Here's an update on this: https://github.com/osmlab/field-data-collection/pull/321

My current (mostly untested) hunch is back to the idea that something is off with observe-export and/or something about the link documents stored by the desktop app.

Here's what links now looks like in onObservationLinks when I do an export:

[ { key: '719628114142833931',
    value: 
     { type: 'observation-link',
       obs: '18223479728498982007',
       link: '-7141998533625156-1511393221751-1' } } ]

This looks like the expected values compared to what we had here: https://github.com/osmlab/field-data-coordinator/issues/127#issuecomment-337998558

dereklieu commented 7 years ago

@sethvincent Sweet. I can't comment too much on the state of the linked pr unfortunately, but am happy to take another look at how things are handled in the desktop app.

One question, the links indeed look right there, but is that a direct result of osmlab/field-data-collection#321 or were they working OK before that?

sethvincent commented 6 years ago

After another round of looking into this I found two issues:

New nodes not synced

When the mobile app syncs with the desktop app, the OSM nodes are only sent from the desktop app to the mobile app, so any nodes created on the phone are not sent back to the desktop app. observations linked to those nodes will not be exported.

Imported OSM nodes do not have the same keys on desktop and mobile

I made an issue for this here: https://github.com/digidem/osm-p2p-db/issues/59

Short version: because the osm.create function creates a random key, when we're importing from osm xml data, the same node will have a different key on desktop and mobile. When observe-export looks for the node key recorded in the observation-link index, it's not found.

hackergrrl commented 6 years ago

@sethvincent re sync: woah, that's very strange! These are documents in the osmObs database? When hyperlogs sync, all documents are exchanged. Or are the nodes being created in the osmOrg db instead? That could explain the observation data not appearing in the export.

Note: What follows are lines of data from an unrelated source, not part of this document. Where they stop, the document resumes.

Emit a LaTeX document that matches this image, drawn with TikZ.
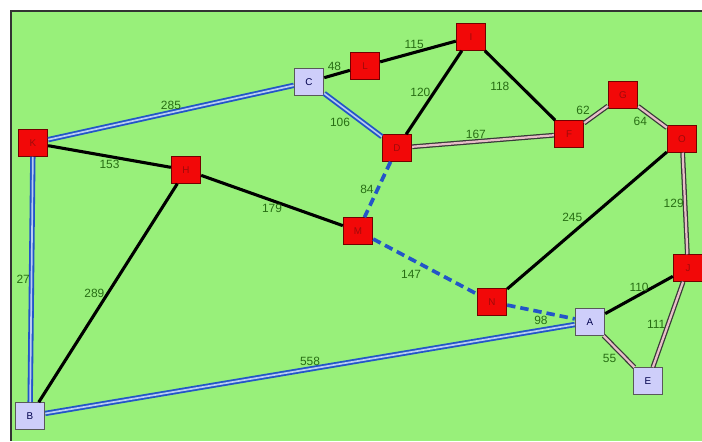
\documentclass[tikz,border=0pt]{standalone}
\usepackage{fontspec}
\setmainfont{Liberation Sans}
\usepackage{tikz}
\usetikzlibrary{arrows.meta, positioning}

\definecolor{bggreen}{RGB}{152,240,122}
\definecolor{nodered}{RGB}{242,8,8}
\definecolor{txtred}{RGB}{160,10,10}
\definecolor{nodelav}{RGB}{206,206,250}
\definecolor{linkblue}{RGB}{35,85,200}
\definecolor{linkpale}{RGB}{185,205,240}
\definecolor{linkpink}{RGB}{232,190,200}
\definecolor{wtgreen}{RGB}{40,110,20}

\begin{document}
\begin{tikzpicture}[x=0.025cm, y=-0.025cm,
  city/.style={rectangle, minimum width=0.74cm, minimum height=0.67cm, inner sep=0pt, font=\fontsize{7}{8}\selectfont},
  redcity/.style={city, fill=nodered, draw=red!45!black, line width=0.5pt, text=txtred},
  lavcity/.style={city, fill=nodelav, draw=gray!70!black, line width=0.6pt, text=blue!30!black},
  road/.style={line width=2.2pt, black},
  bluepair/.style={draw=linkblue, double=linkpale, line width=1.3pt, double distance=1.2pt},
  pinkpair/.style={draw=gray!45!black, double=linkpink, line width=0.9pt, double distance=1.6pt},
  bluedash/.style={line width=2.6pt, linkblue, dash pattern=on 6pt off 3.5pt},
  wt/.style={text=wtgreen, font=\fontsize{8.5}{9}\selectfont, inner sep=1.5pt}]
  % 背景と枠
  \useasboundingbox (0,0) rectangle (702,441);
  \fill[white] (0,0) rectangle (702,441);
  \fill[bggreen] (11,11) rectangle (702,441);
  \draw[gray!40!black, line width=1pt] (11,441) -- (11,11) -- (702,11);

  % 都市
  \node[redcity] (K) at (33,143) {K};
  \node[redcity] (H) at (186,170) {H};
  \node[lavcity] (C) at (309,82) {C};
  \node[redcity] (L) at (365,66) {L};
  \node[redcity] (I) at (471,37) {I};
  \node[redcity] (D) at (397,148) {D};
  \node[redcity] (F) at (569,134) {F};
  \node[redcity] (G) at (623,95) {G};
  \node[redcity] (O) at (682,139) {O};
  \node[redcity] (M) at (358,231) {M};
  \node[redcity] (N) at (492,302) {N};
  \node[redcity] (J) at (688,268) {J};
  \node[lavcity] (A) at (590,322) {A};
  \node[lavcity] (E) at (648,381) {E};
  \node[lavcity] (B) at (30,416) {B};

  % 道
  \draw[bluepair] (K) -- (C) node[midway, above, wt] {285};
  \draw[bluepair] (K) -- (B) node[midway, left, wt, inner sep=0.5pt] {27};
  \draw[bluepair] (C) -- (D) node[midway, below left, wt] {106};
  \draw[bluepair] (B) -- (A) node[midway, above, wt] {558};
  \draw[road] (K) -- (H) node[midway, below, wt] {153};
  \draw[road] (H) -- (M) node[midway, below, wt] {179};
  \draw[road] (H) -- (B) node[midway, left, wt] {289};
  \draw[road] (C) -- (L) node[pos=0.4, above, wt] {48};
  \draw[road] (L) -- (I) node[pos=0.45, above, wt] {115};
  \draw[road] (I) -- (D) node[midway, left, wt] {120};
  \draw[road] (I) -- (F) node[pos=0.4, below left, wt] {118};
  \draw[road] (O) -- (N) node[pos=0.52, above left, wt, inner sep=0pt] {245};
  \draw[road] (J) -- (A) node[midway, above, wt] {110};
  \draw[pinkpair] (D) -- (F) node[pos=0.45, above, wt] {167};
  \draw[pinkpair] (F) -- (G) node[pos=0.35, above left, wt] {62};
  \draw[pinkpair] (G) -- (O) node[pos=0.4, below left, wt] {64};
  \draw[pinkpair] (O) -- (J) node[midway, left, wt, inner sep=0.5pt] {129};
  \draw[pinkpair] (J) -- (E) node[midway, left, wt] {111};
  \draw[pinkpair] (A) -- (E) node[midway, below left, wt] {55};
  \draw[bluedash] (D) -- (M) node[midway, left, wt] {84};
  \draw[bluedash] (M) -- (N) node[midway, below left, wt] {147};
  \draw[bluedash] (N) -- (A) node[midway, below, wt] {98};
\end{tikzpicture}
\end{document}
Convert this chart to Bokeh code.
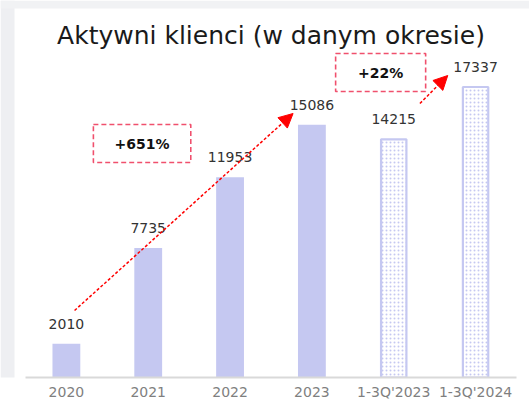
from bokeh.plotting import figure
from bokeh.models import Range1d, Label, Arrow, NormalHead, BoxAnnotation, ColumnDataSource, FixedTicker
from bokeh.embed import file_html
from bokeh.resources import INLINE
from bokeh.core.properties import value

categories = ["2020", "2021", "2022", "2023", "1-3Q'2023", "1-3Q'2024"]
clients = [2010, 7735, 11953, 15086, 14215, 17337]
full_year = [True, True, True, True, False, False]
value_labels = [str(v) for v in clients]
title_text = "Aktywni klienci (w danym okresie)"
growth_labels = ["+651%", "+22%"]

FONT = "DejaVu Sans"
BAR = "#c5c8f1"
positions = list(range(len(categories)))

p = figure(x_range=Range1d(-0.805, 5.659), y_range=Range1d(0, 22500),
           width=529, height=409, output_backend="svg", toolbar_location=None,
           min_border_left=0, min_border_right=0, min_border_top=0, min_border_bottom=32)
p.outline_line_color = None
p.xgrid.visible = False
p.ygrid.visible = False
p.yaxis.visible = False
p.background_fill_color = "white"
p.border_fill_color = "white"

# page shadow strips
p.add_layout(BoxAnnotation(left=0, right=14, top=0, bottom=409, left_units="canvas",
                           right_units="canvas", top_units="canvas", bottom_units="canvas",
                           fill_color="#eeeff2", fill_alpha=1, line_color=None, level="underlay"))
p.add_layout(BoxAnnotation(left=0, right=529, top=0, bottom=8, left_units="canvas",
                           right_units="canvas", top_units="canvas", bottom_units="canvas",
                           fill_color="#f1f2f4", fill_alpha=1, line_color=None, level="underlay"))

full_src = ColumnDataSource(dict(x=[i for i, f in zip(positions, full_year) if f],
                                 top=[v for v, f in zip(clients, full_year) if f]))
part_src = ColumnDataSource(dict(x=[i for i, f in zip(positions, full_year) if not f],
                                 top=[v for v, f in zip(clients, full_year) if not f]))

p.vbar(x="x", top="top", width=0.34, source=full_src, fill_color=BAR, line_color=None)
p.vbar(x="x", top="top", width=0.31, source=part_src, fill_color="white",
       line_color=BAR, line_width=2.2, hatch_pattern="dot", hatch_color=BAR,
       hatch_scale=4, hatch_weight=2.5)

lab_src = ColumnDataSource(dict(x=positions, y=clients, t=value_labels))
p.text(x="x", y="y", text="t", source=lab_src, y_offset=-20, text_align="center",
       text_baseline="middle", text_font=value(FONT), text_font_size="14px",
       text_color="#333333")

ax = p.xaxis[0]
ax.ticker = FixedTicker(ticks=positions)
ax.major_label_overrides = {i: c for i, c in zip(positions, categories)}
ax.bounds = (positions[0] - 0.5, positions[-1] + 0.5)
ax.axis_line_color = "#d9d9d9"
ax.axis_line_width = 2
ax.major_tick_line_color = None
ax.minor_tick_line_color = None
ax.major_label_text_font = FONT
ax.major_label_text_font_size = "14px"
ax.major_label_text_color = "#7f7f7f"
ax.major_label_standoff = 0

p.add_layout(Label(x=2.5, y=20410, text=title_text, text_align="center",
                   text_baseline="middle", text_font=FONT, text_font_size="25px",
                   text_color="#1a1a1a"))

BOX = "#f0506d"
p.add_layout(BoxAnnotation(left=0.33, right=1.52, bottom=12830, top=15100,
                           fill_color=None, fill_alpha=0, line_color=BOX, line_alpha=1,
                           line_dash="5 3", line_width=1.6))
p.add_layout(BoxAnnotation(left=3.29, right=4.39, bottom=17070, top=19340,
                           fill_color=None, fill_alpha=0, line_color=BOX, line_alpha=1,
                           line_dash="5 3", line_width=1.6))
p.add_layout(Label(x=0.925, y=13965, text=growth_labels[0], text_align="center",
                   text_baseline="middle", text_font=FONT, text_font_size="14px",
                   text_font_style="bold", text_color="#111111"))
p.add_layout(Label(x=3.84, y=18200, text=growth_labels[1], text_align="center",
                   text_baseline="middle", text_font=FONT, text_font_size="14px",
                   text_font_style="bold", text_color="#111111"))

p.add_layout(Arrow(end=NormalHead(size=14, fill_color="red", line_color="red"),
                   x_start=0.1, y_start=4000, x_end=2.77, y_end=15756,
                   line_color="red", line_dash="3 2", line_width=1.5))
p.add_layout(Arrow(end=NormalHead(size=14, fill_color="red", line_color="red"),
                   x_start=4.32, y_start=16352, x_end=4.66, y_end=18023,
                   line_color="red", line_dash="3 2", line_width=1.5))

open("out.html", "w").write(file_html(p, INLINE))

felskia commented 6 years ago

@noffle do you have any capacity to address the two issues @sethvincent found and if so, when. Please, let me know.

Thanks!

hackergrrl commented 6 years ago

Hey @felskia. Thank you for saying something about this! I think we've maybe gotten into a state where each of us was thinking the other person was addressing these issues? :fearful:

New nodes not synced: new nodes should be written to the observation database, not the osmOrg one. This makes them sync properly back to the desktop app.

Imported OSM keys don't have same keys: https://github.com/digidem/osm-p2p-db/issues/59 was filed under the osm-p2p-db repo, but this is actually a field-data-{collector,coordinator} bug. This is happening because we decided to send raw OSM XML over the wire on an OSM.org import to the mobile clients instead of osm-p2p-db's replication facilities, because of I think speed concerns? This might not be true anymore with LevelDB as a working storage backend. Checking whether LevelDB makes things faster (thus letting us use osm-p2p-db's replication mechanism) would be a good next step. I think @gmaclennan sent out two emails to y'all on this (entitled Re: Field data performance sent on Tue, 28 Nov 2017 12:33:38 -0500 and Tue, 28 Nov 2017 12:42:25 -0500), where some options were laid out to DevSeed re perf options. Let me know if you can find them and we can decide how to proceed on that front.